[Source material]:

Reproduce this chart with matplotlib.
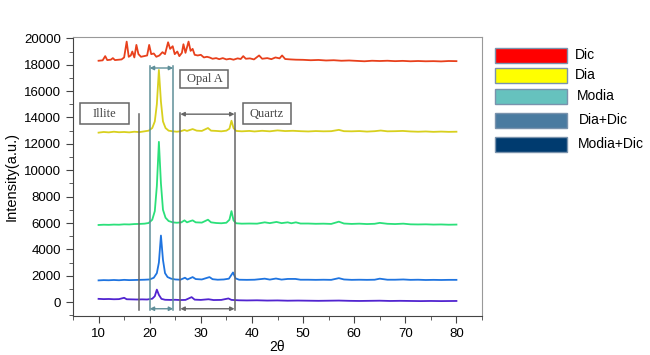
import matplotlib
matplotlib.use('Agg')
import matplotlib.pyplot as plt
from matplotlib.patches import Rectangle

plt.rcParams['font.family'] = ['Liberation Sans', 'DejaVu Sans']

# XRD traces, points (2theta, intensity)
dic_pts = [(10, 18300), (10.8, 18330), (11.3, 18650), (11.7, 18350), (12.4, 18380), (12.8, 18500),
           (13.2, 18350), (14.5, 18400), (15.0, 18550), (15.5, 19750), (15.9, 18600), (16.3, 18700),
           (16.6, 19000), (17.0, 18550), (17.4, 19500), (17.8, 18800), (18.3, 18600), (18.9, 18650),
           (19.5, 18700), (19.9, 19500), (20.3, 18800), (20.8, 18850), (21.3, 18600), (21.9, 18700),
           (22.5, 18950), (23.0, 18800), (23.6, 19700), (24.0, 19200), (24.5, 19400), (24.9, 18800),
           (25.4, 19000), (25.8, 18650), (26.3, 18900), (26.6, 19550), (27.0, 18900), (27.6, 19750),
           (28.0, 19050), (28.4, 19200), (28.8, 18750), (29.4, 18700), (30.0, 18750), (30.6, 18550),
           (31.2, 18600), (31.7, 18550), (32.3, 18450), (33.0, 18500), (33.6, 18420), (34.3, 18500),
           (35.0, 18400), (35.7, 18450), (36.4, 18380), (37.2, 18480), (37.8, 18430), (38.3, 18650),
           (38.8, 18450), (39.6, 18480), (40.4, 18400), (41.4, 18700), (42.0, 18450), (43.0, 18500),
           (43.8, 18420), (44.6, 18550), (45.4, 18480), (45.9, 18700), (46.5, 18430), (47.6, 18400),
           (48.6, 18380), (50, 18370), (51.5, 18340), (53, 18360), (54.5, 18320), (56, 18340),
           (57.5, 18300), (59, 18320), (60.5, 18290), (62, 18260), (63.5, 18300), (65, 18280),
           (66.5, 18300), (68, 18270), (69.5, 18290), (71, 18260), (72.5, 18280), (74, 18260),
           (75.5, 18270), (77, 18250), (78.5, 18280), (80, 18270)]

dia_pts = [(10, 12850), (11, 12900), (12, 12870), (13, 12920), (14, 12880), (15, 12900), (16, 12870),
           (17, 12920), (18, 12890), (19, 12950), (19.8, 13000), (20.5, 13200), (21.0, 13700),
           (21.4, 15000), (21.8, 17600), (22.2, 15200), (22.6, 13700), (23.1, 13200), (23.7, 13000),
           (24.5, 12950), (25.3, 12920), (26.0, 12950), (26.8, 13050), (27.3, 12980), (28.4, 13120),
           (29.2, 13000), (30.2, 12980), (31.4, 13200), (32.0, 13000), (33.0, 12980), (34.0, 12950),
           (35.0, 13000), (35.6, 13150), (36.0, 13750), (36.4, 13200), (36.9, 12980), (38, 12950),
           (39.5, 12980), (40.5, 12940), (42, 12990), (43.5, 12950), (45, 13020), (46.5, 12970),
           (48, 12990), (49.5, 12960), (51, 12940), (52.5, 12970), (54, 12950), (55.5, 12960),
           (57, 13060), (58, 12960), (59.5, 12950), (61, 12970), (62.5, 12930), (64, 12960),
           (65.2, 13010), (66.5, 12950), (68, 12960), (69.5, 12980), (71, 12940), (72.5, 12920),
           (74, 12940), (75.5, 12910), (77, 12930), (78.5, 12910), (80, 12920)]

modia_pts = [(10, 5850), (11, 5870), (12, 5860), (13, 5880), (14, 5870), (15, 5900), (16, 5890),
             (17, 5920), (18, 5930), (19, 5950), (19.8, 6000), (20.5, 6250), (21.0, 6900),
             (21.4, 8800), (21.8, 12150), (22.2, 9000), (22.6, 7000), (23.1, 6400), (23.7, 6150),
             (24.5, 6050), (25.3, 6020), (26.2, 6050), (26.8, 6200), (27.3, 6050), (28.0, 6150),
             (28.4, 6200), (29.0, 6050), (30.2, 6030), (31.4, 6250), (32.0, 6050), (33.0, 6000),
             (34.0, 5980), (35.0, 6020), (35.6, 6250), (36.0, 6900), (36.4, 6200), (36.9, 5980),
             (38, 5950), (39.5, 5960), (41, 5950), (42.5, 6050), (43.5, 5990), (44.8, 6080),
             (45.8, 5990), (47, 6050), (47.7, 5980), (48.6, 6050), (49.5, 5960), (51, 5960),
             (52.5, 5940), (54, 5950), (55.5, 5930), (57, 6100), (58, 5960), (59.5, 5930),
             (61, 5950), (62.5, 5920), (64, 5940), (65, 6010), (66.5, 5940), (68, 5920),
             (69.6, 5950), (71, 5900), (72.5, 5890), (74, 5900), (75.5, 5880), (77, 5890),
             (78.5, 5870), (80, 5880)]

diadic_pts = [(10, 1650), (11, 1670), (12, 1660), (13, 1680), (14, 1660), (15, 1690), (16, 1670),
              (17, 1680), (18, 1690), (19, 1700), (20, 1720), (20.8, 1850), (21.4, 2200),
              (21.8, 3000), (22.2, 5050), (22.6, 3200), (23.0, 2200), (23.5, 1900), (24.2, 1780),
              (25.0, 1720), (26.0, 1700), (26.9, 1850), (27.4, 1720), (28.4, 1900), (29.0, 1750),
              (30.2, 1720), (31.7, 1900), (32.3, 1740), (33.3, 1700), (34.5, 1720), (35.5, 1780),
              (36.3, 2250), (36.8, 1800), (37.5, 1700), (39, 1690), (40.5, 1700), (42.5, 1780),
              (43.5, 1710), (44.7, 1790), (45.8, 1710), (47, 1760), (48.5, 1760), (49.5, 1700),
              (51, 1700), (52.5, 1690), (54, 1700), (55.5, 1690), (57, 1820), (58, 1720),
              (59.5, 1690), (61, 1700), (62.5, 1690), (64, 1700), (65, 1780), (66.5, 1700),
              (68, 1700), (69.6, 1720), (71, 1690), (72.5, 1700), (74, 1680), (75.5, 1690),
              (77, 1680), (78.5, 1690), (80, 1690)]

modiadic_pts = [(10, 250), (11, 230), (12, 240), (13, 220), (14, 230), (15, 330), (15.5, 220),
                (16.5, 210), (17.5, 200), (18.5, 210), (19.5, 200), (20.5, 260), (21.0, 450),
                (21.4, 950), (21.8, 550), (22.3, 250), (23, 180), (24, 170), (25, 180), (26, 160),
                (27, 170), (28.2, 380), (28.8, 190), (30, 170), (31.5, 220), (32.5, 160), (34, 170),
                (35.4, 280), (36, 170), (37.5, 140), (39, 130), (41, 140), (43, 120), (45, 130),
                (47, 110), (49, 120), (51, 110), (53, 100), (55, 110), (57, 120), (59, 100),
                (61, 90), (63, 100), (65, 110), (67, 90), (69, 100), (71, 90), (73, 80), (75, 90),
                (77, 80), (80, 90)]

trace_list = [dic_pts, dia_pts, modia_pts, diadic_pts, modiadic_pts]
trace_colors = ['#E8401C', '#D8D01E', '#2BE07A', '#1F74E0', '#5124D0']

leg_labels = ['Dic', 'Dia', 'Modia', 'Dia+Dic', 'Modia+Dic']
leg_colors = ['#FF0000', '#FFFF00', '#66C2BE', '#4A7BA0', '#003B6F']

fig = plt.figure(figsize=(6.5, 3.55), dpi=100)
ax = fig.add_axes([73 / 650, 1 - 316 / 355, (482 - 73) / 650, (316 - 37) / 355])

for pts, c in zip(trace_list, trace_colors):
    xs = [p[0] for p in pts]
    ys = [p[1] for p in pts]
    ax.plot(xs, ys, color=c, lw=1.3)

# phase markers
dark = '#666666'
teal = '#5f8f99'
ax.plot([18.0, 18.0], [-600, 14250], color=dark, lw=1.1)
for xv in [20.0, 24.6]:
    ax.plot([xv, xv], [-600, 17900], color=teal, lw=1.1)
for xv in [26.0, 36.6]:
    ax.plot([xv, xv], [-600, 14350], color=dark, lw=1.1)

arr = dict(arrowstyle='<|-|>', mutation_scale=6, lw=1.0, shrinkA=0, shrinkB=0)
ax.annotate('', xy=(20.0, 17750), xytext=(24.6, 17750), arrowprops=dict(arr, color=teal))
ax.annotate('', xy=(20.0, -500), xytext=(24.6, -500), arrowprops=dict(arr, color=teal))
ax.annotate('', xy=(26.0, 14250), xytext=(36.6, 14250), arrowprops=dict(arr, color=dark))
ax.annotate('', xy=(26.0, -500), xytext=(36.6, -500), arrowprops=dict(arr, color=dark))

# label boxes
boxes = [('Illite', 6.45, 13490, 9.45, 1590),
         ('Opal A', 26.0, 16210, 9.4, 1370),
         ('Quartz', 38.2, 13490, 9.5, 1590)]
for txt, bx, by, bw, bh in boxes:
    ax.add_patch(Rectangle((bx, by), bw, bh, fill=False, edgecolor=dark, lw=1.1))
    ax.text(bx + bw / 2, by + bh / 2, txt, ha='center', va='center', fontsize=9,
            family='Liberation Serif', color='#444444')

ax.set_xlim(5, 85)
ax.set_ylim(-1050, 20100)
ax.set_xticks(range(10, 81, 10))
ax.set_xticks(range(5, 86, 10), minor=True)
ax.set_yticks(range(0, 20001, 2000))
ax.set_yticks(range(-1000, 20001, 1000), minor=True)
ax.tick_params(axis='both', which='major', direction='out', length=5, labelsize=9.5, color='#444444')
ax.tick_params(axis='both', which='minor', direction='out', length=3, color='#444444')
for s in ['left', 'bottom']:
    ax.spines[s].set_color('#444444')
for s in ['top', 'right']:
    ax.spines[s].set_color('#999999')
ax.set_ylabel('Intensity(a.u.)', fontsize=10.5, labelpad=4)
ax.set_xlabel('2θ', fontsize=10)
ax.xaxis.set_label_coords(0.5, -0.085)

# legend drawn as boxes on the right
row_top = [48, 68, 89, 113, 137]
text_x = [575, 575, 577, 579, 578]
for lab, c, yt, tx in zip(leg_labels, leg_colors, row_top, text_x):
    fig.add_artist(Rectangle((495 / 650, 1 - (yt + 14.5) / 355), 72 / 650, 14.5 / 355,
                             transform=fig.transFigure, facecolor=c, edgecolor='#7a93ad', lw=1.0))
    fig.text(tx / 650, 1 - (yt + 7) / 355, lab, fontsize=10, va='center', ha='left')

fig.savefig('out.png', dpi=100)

[Written exercise]: Leave out the pictures. Transcribe only the lines above, from the first through the one that contains "plt.rcParams['font.family'] = ['Liberation".

[Exercise result]:
Reproduce this chart with matplotlib.
import matplotlib
matplotlib.use('Agg')
import matplotlib.pyplot as plt
from matplotlib.patches import Rectangle

plt.rcParams['font.family'] = ['Liberation Sans', 'DejaVu Sans']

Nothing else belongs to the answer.